# [INSTRUCTION]
Skip every picture and transcribe the remaining material exactly.

# [DATA SEGMENT]
# # # # # # #
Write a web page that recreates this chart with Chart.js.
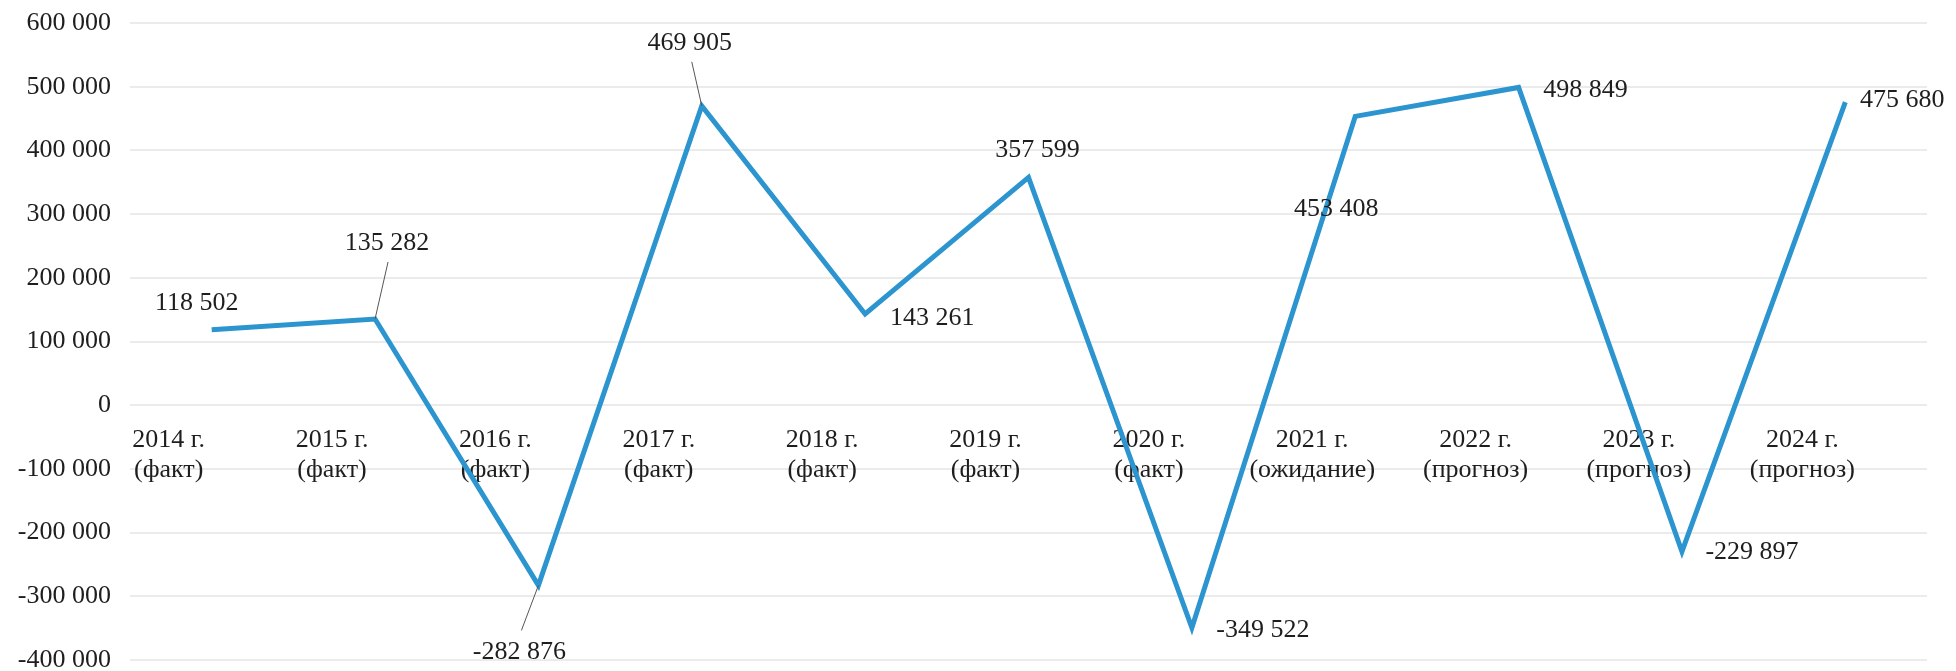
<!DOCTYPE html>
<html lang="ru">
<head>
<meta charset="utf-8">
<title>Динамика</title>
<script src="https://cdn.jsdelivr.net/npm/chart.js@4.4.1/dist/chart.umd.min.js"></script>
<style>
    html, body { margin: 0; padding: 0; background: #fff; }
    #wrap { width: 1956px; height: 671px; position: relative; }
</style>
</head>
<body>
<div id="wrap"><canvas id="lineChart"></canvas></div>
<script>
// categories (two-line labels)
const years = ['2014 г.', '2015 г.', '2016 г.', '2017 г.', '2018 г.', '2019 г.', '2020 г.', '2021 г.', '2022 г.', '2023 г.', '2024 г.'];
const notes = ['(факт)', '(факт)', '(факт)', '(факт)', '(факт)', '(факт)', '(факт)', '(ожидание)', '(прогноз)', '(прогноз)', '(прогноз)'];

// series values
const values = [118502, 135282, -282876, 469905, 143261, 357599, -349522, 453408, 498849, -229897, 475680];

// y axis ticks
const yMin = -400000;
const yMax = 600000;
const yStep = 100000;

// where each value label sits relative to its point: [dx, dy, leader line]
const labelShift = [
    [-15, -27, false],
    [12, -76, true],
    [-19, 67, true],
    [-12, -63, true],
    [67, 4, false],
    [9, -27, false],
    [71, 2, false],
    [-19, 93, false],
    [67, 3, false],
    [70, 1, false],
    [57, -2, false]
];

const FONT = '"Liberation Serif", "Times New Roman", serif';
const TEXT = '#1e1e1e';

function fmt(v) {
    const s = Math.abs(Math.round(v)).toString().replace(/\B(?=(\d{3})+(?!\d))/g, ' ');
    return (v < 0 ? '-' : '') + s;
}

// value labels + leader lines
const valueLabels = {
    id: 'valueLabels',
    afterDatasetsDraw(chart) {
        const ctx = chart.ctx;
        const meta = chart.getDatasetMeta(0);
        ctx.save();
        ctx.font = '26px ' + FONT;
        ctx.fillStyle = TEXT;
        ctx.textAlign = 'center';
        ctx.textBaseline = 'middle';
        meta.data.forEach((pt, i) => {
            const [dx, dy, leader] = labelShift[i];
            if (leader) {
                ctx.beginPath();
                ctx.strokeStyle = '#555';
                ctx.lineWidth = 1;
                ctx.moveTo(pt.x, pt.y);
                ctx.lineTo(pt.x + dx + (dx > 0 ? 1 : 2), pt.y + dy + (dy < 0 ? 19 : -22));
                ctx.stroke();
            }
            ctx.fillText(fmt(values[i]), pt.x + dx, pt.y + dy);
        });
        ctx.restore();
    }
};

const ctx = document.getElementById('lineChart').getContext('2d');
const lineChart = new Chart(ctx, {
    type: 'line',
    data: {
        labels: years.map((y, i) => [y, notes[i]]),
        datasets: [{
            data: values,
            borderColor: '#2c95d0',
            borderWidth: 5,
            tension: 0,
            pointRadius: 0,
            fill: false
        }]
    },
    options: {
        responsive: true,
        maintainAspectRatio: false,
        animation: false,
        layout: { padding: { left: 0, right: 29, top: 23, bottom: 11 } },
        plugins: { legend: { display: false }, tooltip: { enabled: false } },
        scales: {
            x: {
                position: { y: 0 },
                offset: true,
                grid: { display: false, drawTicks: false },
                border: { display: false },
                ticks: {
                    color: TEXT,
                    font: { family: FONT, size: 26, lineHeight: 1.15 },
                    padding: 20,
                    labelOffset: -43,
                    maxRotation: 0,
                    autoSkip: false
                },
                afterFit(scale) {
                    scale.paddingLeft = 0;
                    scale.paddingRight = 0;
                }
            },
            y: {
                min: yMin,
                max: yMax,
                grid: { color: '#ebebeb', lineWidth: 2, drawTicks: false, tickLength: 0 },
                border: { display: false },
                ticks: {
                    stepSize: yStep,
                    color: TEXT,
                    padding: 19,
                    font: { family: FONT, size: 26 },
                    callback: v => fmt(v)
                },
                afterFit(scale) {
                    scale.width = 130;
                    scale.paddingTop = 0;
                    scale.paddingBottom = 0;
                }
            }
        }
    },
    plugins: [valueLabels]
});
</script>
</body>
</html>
# # # # # # #
# [CORRECT OUTPUT]
Write a web page that recreates this chart with Chart.js.
<!DOCTYPE html>
<html lang="ru">
<head>
<meta charset="utf-8">
<title>Динамика</title>
<script src="https://cdn.jsdelivr.net/npm/chart.js@4.4.1/dist/chart.umd.min.js"></script>
<style>
    html, body { margin: 0; padding: 0; background: #fff; }
    #wrap { width: 1956px; height: 671px; position: relative; }
</style>
</head>
<body>
<div id="wrap"><canvas id="lineChart"></canvas></div>
<script>
// categories (two-line labels)
const years = ['2014 г.', '2015 г.', '2016 г.', '2017 г.', '2018 г.', '2019 г.', '2020 г.', '2021 г.', '2022 г.', '2023 г.', '2024 г.'];
const notes = ['(факт)', '(факт)', '(факт)', '(факт)', '(факт)', '(факт)', '(факт)', '(ожидание)', '(прогноз)', '(прогноз)', '(прогноз)'];

// series values
const values = [118502, 135282, -282876, 469905, 143261, 357599, -349522, 453408, 498849, -229897, 475680];

// y axis ticks
const yMin = -400000;
const yMax = 600000;
const yStep = 100000;

// where each value label sits relative to its point: [dx, dy, leader line]
const labelShift = [
    [-15, -27, false],
    [12, -76, true],
    [-19, 67, true],
    [-12, -63, true],
    [67, 4, false],
    [9, -27, false],
    [71, 2, false],
    [-19, 93, false],
    [67, 3, false],
    [70, 1, false],
    [57, -2, false]
];

const FONT = '"Liberation Serif", "Times New Roman", serif';
const TEXT = '#1e1e1e';

function fmt(v) {
    const s = Math.abs(Math.round(v)).toString().replace(/\B(?=(\d{3})+(?!\d))/g, ' ');
    return (v < 0 ? '-' : '') + s;
}

// value labels + leader lines
const valueLabels = {
    id: 'valueLabels',
    afterDatasetsDraw(chart) {
        const ctx = chart.ctx;
        const meta = chart.getDatasetMeta(0);
        ctx.save();
        ctx.font = '26px ' + FONT;
        ctx.fillStyle = TEXT;
        ctx.textAlign = 'center';
        ctx.textBaseline = 'middle';
        meta.data.forEach((pt, i) => {
            const [dx, dy, leader] = labelShift[i];
            if (leader) {
                ctx.beginPath();
                ctx.strokeStyle = '#555';
                ctx.lineWidth = 1;
                ctx.moveTo(pt.x, pt.y);
                ctx.lineTo(pt.x + dx + (dx > 0 ? 1 : 2), pt.y + dy + (dy < 0 ? 19 : -22));
                ctx.stroke();
            }
            ctx.fillText(fmt(values[i]), pt.x + dx, pt.y + dy);
        });
        ctx.restore();
    }
};

const ctx = document.getElementById('lineChart').getContext('2d');
const lineChart = new Chart(ctx, {
    type: 'line',
    data: {
        labels: years.map((y, i) => [y, notes[i]]),
        datasets: [{
            data: values,
            borderColor: '#2c95d0',
            borderWidth: 5,
            tension: 0,
            pointRadius: 0,
            fill: false
        }]
    },
    options: {
        responsive: true,
        maintainAspectRatio: false,
        animation: false,
        layout: { padding: { left: 0, right: 29, top: 23, bottom: 11 } },
        plugins: { legend: { display: false }, tooltip: { enabled: false } },
        scales: {
            x: {
                position: { y: 0 },
                offset: true,
                grid: { display: false, drawTicks: false },
                border: { display: false },
                ticks: {
                    color: TEXT,
                    font: { family: FONT, size: 26, lineHeight: 1.15 },
                    padding: 20,
                    labelOffset: -43,
                    maxRotation: 0,
                    autoSkip: false
                },
                afterFit(scale) {
                    scale.paddingLeft = 0;
                    scale.paddingRight = 0;
                }
            },
            y: {
                min: yMin,
                max: yMax,
                grid: { color: '#ebebeb', lineWidth: 2, drawTicks: false, tickLength: 0 },
                border: { display: false },
                ticks: {
                    stepSize: yStep,
                    color: TEXT,
                    padding: 19,
                    font: { family: FONT, size: 26 },
                    callback: v => fmt(v)
                },
                afterFit(scale) {
                    scale.width = 130;
                    scale.paddingTop = 0;
                    scale.paddingBottom = 0;
                }
            }
        }
    },
    plugins: [valueLabels]
});
</script>
</body>
</html>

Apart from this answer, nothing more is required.